“Morning by morning, O Lord, you hear my voice”
Solitude and Private Alters
(Please read Psalm 19:14)
In these days of increasing mobility, when families may move far and wide with their jobs or seeking better jobs, it seems evident that we still have some of the nomadic inclination of our ancestors. And when Christians move to a new place, they seek out a place of worship – not unlike patriarchs in the Old Testament who pitched a tent and built an altar on arriving at a new location.
But a centralized “altar” is not enough. We need to spend time in more private settings as well, in devout meditation and communication with the Lord. Family altars can serve the purpose very well when the children are young, to try to instill a lifelong habit of setting aside time for regular, private worship.

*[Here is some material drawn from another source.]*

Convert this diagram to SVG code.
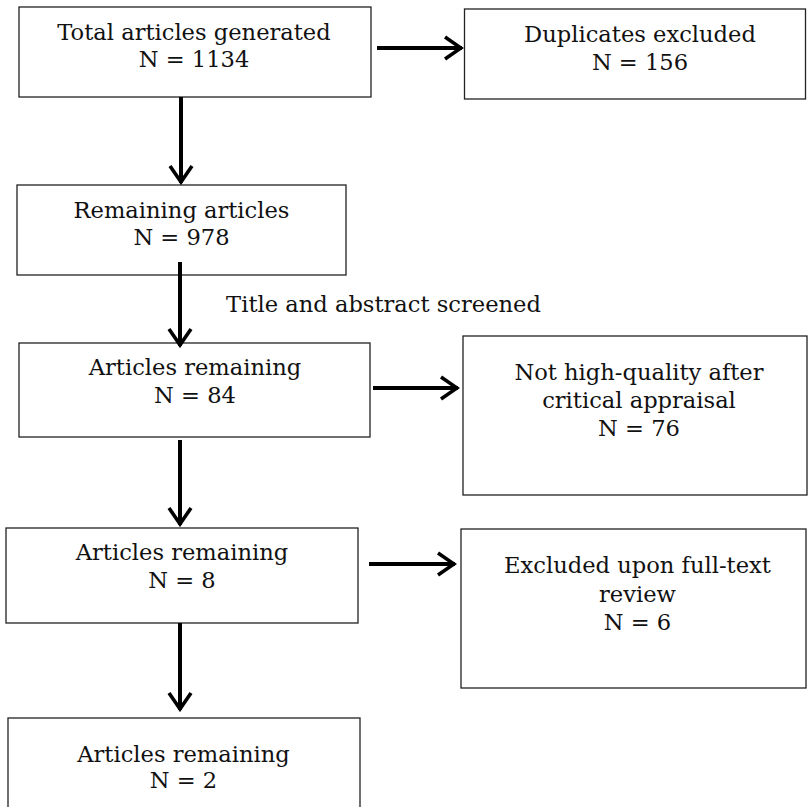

But we also need some solitude for that purpose. Your altar may be in some private part of the house, or any part of the house while the other occupants are asleep or away, or near a quiet stream if you are that fortunate – or somewhere else.
Jesus spoke of praying in a “closet” or an “inner room,” which should provide ample privacy. He often went alone to some solitary spot to pray, and had a custom of going to the Mount of Olives to pray when he was in that vicinity. Like him, we can have movable altars; they can even go with us on vacation, to the workplace and on business trips.
A private altar is a place to acknowledge sins and failures and seek forgiveness and guidance, a place to find renewal continually. May God bless you at your private altar.